These figures are astonishing and shameful: almost 12% of the population are ‘un-banked’ or ‘under-banked’. Imagine not having a debit card; no access to the buy-now, pay later of your credit card. Most of us would be appalled. Yet according to the Financial Inclusion Commission, many of those without a bank account do not want one. They have been stung too often by overdraft fees, fees for sending a letter announcing the overdraft, unexpected charges - they are once-bitten, twice shy. And it shows: the payday lending market grew from £330 million in 2006 to £3.7 billion in 2012.

And the inability to pay electronically or to make direct debits; the recourse to high-interest loans when cash is low brings on a ‘poverty premium’ estimated at £1,300 per year. Technology can change this – and many other problems faced by those on low income. We just have to let it.

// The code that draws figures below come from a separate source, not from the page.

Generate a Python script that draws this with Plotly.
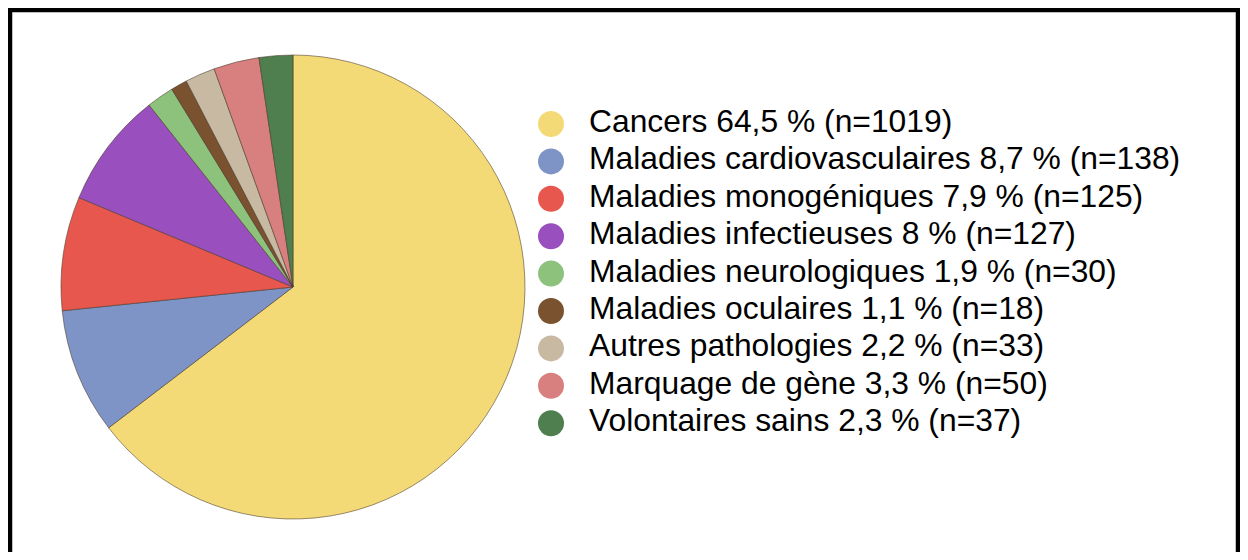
import plotly.graph_objects as go

categories = [
    "Cancers", "Maladies cardiovasculaires", "Maladies monogéniques",
    "Maladies infectieuses", "Maladies neurologiques", "Maladies oculaires",
    "Autres pathologies", "Marquage de gène", "Volontaires sains",
]
percent_labels = ["64,5", "8,7", "7,9", "8", "1,9", "1,1", "2,2", "3,3", "2,3"]
counts = [1019, 138, 125, 127, 30, 18, 33, 50, 37]
colors = ["#F4DA76", "#7F94C6", "#E8574D", "#9A4FBF", "#8CC27C",
          "#7A5230", "#C8B9A3", "#D88080", "#4F7E4F"]

# figure size (page has an 8 px body margin on every side)
W, H = 1232, 544
labels_text = [f"{c} {p} % (n={n})" for c, p, n in zip(categories, percent_labels, counts)]
rows = list(range(len(categories)))

fig = go.Figure()

# Pie placement (pixels inside the figure)
cx, cy, r = 285, 279, 232
fig.add_trace(go.Pie(
    labels=categories, values=counts, sort=False,
    direction="clockwise", rotation=0,
    marker=dict(colors=colors, line=dict(color="rgba(70,55,40,0.55)", width=1)),
    textinfo="none", hoverinfo="label+value", showlegend=False,
    domain=dict(x=[(cx - r) / W, (cx + r) / W], y=[1 - (cy + r) / H, 1 - (cy - r) / H]),
))

# Custom legend with circular markers
row0, step = 116, 37.4
fig.add_trace(go.Scatter(
    x=[543] * len(rows), y=rows, mode="markers",
    marker=dict(color=colors, size=26, line=dict(width=0)),
    showlegend=False, hoverinfo="skip", cliponaxis=False,
))
fig.add_trace(go.Scatter(
    x=[581] * len(rows), y=rows, mode="text", text=labels_text,
    textposition="middle right",
    textfont=dict(family="Liberation Sans, Arial, sans-serif", size=31.8, color="#000000"),
    showlegend=False, hoverinfo="skip", cliponaxis=False,
))

fig.update_xaxes(visible=False, range=[0, W], domain=[0, 1], fixedrange=True)
fig.update_yaxes(visible=False, range=[(H - row0) / step, -row0 / step], domain=[0, 1], fixedrange=True)

fig.update_layout(
    width=W, height=H,
    margin=dict(l=0, r=0, t=0, b=0),
    paper_bgcolor="white", plot_bgcolor="rgba(0,0,0,0)",
    shapes=[dict(type="rect", xref="paper", yref="paper",
                 x0=2 / W, x1=(W - 2) / W, y0=-0.05, y1=1 - 2 / H,
                 line=dict(color="black", width=4.5), fillcolor="rgba(0,0,0,0)", layer="above")],
)

fig.write_html("out.html")
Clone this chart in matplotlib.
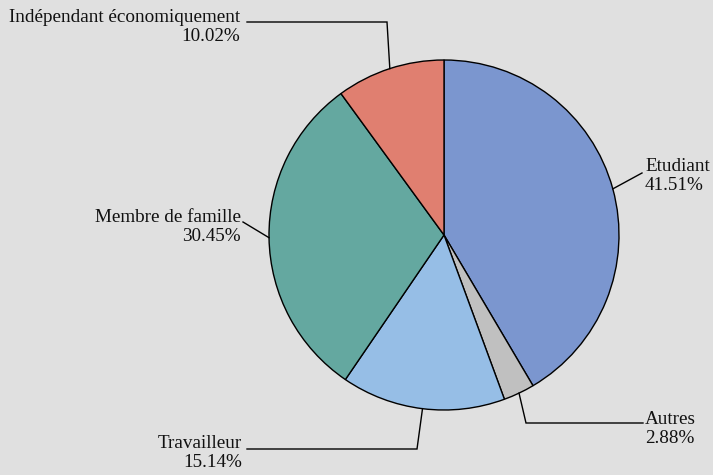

E-money has been around for a long time, but the reach of the smart phone is taking it to a new level. In the market there are two main types of app-based bank accounts. One model, such as start-up Loot, stores e-money on your smart phone via a pre-paid card, not necessarily linked to a bank account - and you can sign up in minutes. The other comes from the ‘challenger’ banks, such as Fidor, Atom and Tandem, which will offer a full range of products: current accounts, savings, loans and credit, all housed on a mobile phone or tablet. These are bank accounts like any other but operating digitally with no physical presence, allowing lower margins and lower fees. IT systems built from scratch have none of the legacy issues, which hamper traditional banks.

Their selling point is an emphasis on customer service: fees are transparent and customer involvement is a big feature: user communities share tips and ask questions to which experts respond. An additional draw is the in-built budgeting features, which track outgoings, notify users of upcoming bills and calculate funds available to spend.

Technology can do great things, but we also need regulations that allow them to flourish. The Payment Services Directive, due for implementation in 2018, will enable more players – banks and tech companies - to offer payment products and give consumers a more detailed picture of where their money goes. If real-time payments are added to this, consumer certainty will increase. Work on the open banking initiative will also allow the transfer of data with greater security and simplicity.

The technology exists and the regulatory landscape soon will, yet the habits and of structures the UK’s financial services industry are decades old. They need a strong push towards change.

The pace of change must be accelerated and techUK strongly supports calls for a national financial inclusion strategy. This could give the strong leadership required to ensure that the capabilities of technology to change lives reach all citizens. The potential of fintech can and should make financial exclusion a problem of the past.